**Provided material**

________

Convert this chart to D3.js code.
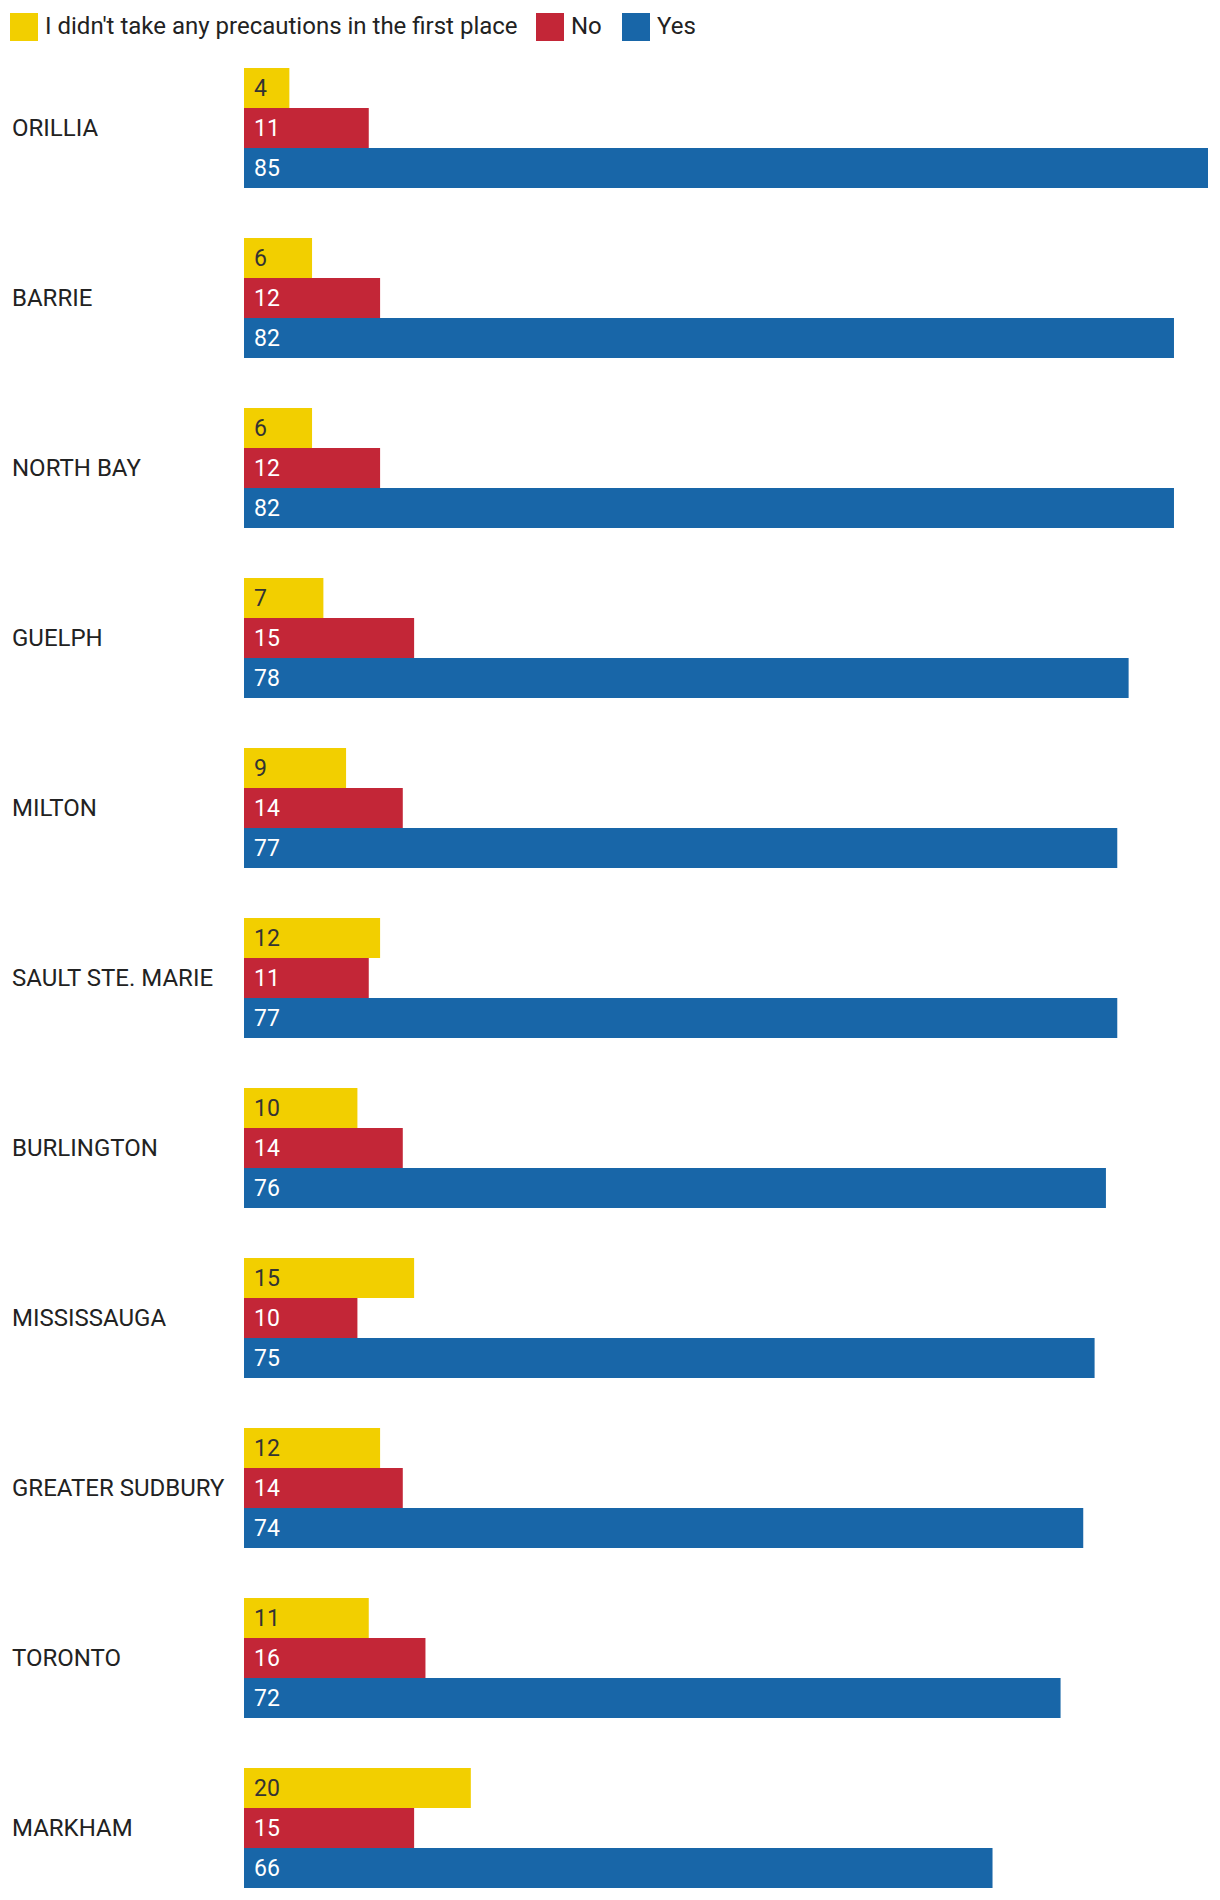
<!DOCTYPE html>
<html>
<head>
<meta charset="utf-8">
<script src="https://cdn.jsdelivr.net/npm/d3@7"></script>
<style>
  html, body { margin: 0; padding: 0; background: #fff; }
  svg { display: block; font-family: Roboto, "Noto Sans", sans-serif; }
</style>
</head>
<body>
<svg id="chart" width="1220" height="1900"></svg>
<script>
const categories = ["ORILLIA", "BARRIE", "NORTH BAY", "GUELPH", "MILTON", "SAULT STE. MARIE", "BURLINGTON", "MISSISSAUGA", "GREATER SUDBURY", "TORONTO", "MARKHAM"];
const seriesNames = ["I didn't take any precautions in the first place", "No", "Yes"];
const noPrecautions = [4, 6, 6, 7, 9, 12, 10, 15, 12, 11, 20];
const noValues = [11, 12, 12, 15, 14, 11, 14, 10, 14, 16, 15];
const yesValues = [85, 82, 82, 78, 77, 77, 76, 75, 74, 72, 66];
const seriesColors = ["#f2cf00", "#c32637", "#1866a8"];
const labelColors = ["#333333", "#ffffff", "#ffffff"];

const seriesValues = [noPrecautions, noValues, yesValues];
const svg = d3.select("#chart");

const x = d3.scaleLinear().domain([0, 85]).range([244, 1208]);
const y = d3.scaleBand().domain(categories).range([68, 1888]).paddingInner(50 / 170).paddingOuter(0);
const yInner = d3.scaleBand().domain(d3.range(seriesNames.length)).range([0, y.bandwidth()]).padding(0);

// Legend
const legend = svg.append("g");
const legendX = [10, 536, 622];
seriesNames.forEach((name, i) => {
  const g = legend.append("g").attr("transform", `translate(${legendX[i]},13)`);
  g.append("rect").attr("width", 28).attr("height", 28).attr("fill", seriesColors[i]);
  g.append("text").attr("x", 35).attr("y", 13).attr("dy", "0.35em")
    .attr("font-size", 24).attr("fill", "#222").text(name);
});

// Groups
const groups = svg.append("g").selectAll("g.cat").data(categories).join("g")
  .attr("class", "cat")
  .attr("transform", d => `translate(0,${y(d)})`);

groups.append("text")
  .attr("x", 12)
  .attr("y", y.bandwidth() / 2)
  .attr("dy", "0.35em")
  .attr("font-size", 24)
  .attr("fill", "#222")
  .text(d => d);

groups.each(function(cat, ci) {
  const g = d3.select(this);
  seriesValues.forEach((vals, si) => {
    g.append("rect")
      .attr("x", x(0))
      .attr("y", yInner(si))
      .attr("width", x(vals[ci]) - x(0))
      .attr("height", yInner.bandwidth())
      .attr("fill", seriesColors[si]);
    g.append("text")
      .attr("x", x(0) + 10)
      .attr("y", yInner(si) + yInner.bandwidth() / 2)
      .attr("dy", "0.35em")
      .attr("font-size", 23)
      .attr("fill", labelColors[si])
      .text(vals[ci]);
  });
});
</script>
</body>
</html>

________

Omit the pictures, and quote the material above exactly as given.

Convert this chart to D3.js code.
<!DOCTYPE html>
<html>
<head>
<meta charset="utf-8">
<script src="https://cdn.jsdelivr.net/npm/d3@7"></script>
<style>
  html, body { margin: 0; padding: 0; background: #fff; }
  svg { display: block; font-family: Roboto, "Noto Sans", sans-serif; }
</style>
</head>
<body>
<svg id="chart" width="1220" height="1900"></svg>
<script>
const categories = ["ORILLIA", "BARRIE", "NORTH BAY", "GUELPH", "MILTON", "SAULT STE. MARIE", "BURLINGTON", "MISSISSAUGA", "GREATER SUDBURY", "TORONTO", "MARKHAM"];
const seriesNames = ["I didn't take any precautions in the first place", "No", "Yes"];
const noPrecautions = [4, 6, 6, 7, 9, 12, 10, 15, 12, 11, 20];
const noValues = [11, 12, 12, 15, 14, 11, 14, 10, 14, 16, 15];
const yesValues = [85, 82, 82, 78, 77, 77, 76, 75, 74, 72, 66];
const seriesColors = ["#f2cf00", "#c32637", "#1866a8"];
const labelColors = ["#333333", "#ffffff", "#ffffff"];

const seriesValues = [noPrecautions, noValues, yesValues];
const svg = d3.select("#chart");

const x = d3.scaleLinear().domain([0, 85]).range([244, 1208]);
const y = d3.scaleBand().domain(categories).range([68, 1888]).paddingInner(50 / 170).paddingOuter(0);
const yInner = d3.scaleBand().domain(d3.range(seriesNames.length)).range([0, y.bandwidth()]).padding(0);

// Legend
const legend = svg.append("g");
const legendX = [10, 536, 622];
seriesNames.forEach((name, i) => {
  const g = legend.append("g").attr("transform", `translate(${legendX[i]},13)`);
  g.append("rect").attr("width", 28).attr("height", 28).attr("fill", seriesColors[i]);
  g.append("text").attr("x", 35).attr("y", 13).attr("dy", "0.35em")
    .attr("font-size", 24).attr("fill", "#222").text(name);
});

// Groups
const groups = svg.append("g").selectAll("g.cat").data(categories).join("g")
  .attr("class", "cat")
  .attr("transform", d => `translate(0,${y(d)})`);

groups.append("text")
  .attr("x", 12)
  .attr("y", y.bandwidth() / 2)
  .attr("dy", "0.35em")
  .attr("font-size", 24)
  .attr("fill", "#222")
  .text(d => d);

groups.each(function(cat, ci) {
  const g = d3.select(this);
  seriesValues.forEach((vals, si) => {
    g.append("rect")
      .attr("x", x(0))
      .attr("y", yInner(si))
      .attr("width", x(vals[ci]) - x(0))
      .attr("height", yInner.bandwidth())
      .attr("fill", seriesColors[si]);
    g.append("text")
      .attr("x", x(0) + 10)
      .attr("y", yInner(si) + yInner.bandwidth() / 2)
      .attr("dy", "0.35em")
      .attr("font-size", 23)
      .attr("fill", labelColors[si])
      .text(vals[ci]);
  });
});
</script>
</body>
</html>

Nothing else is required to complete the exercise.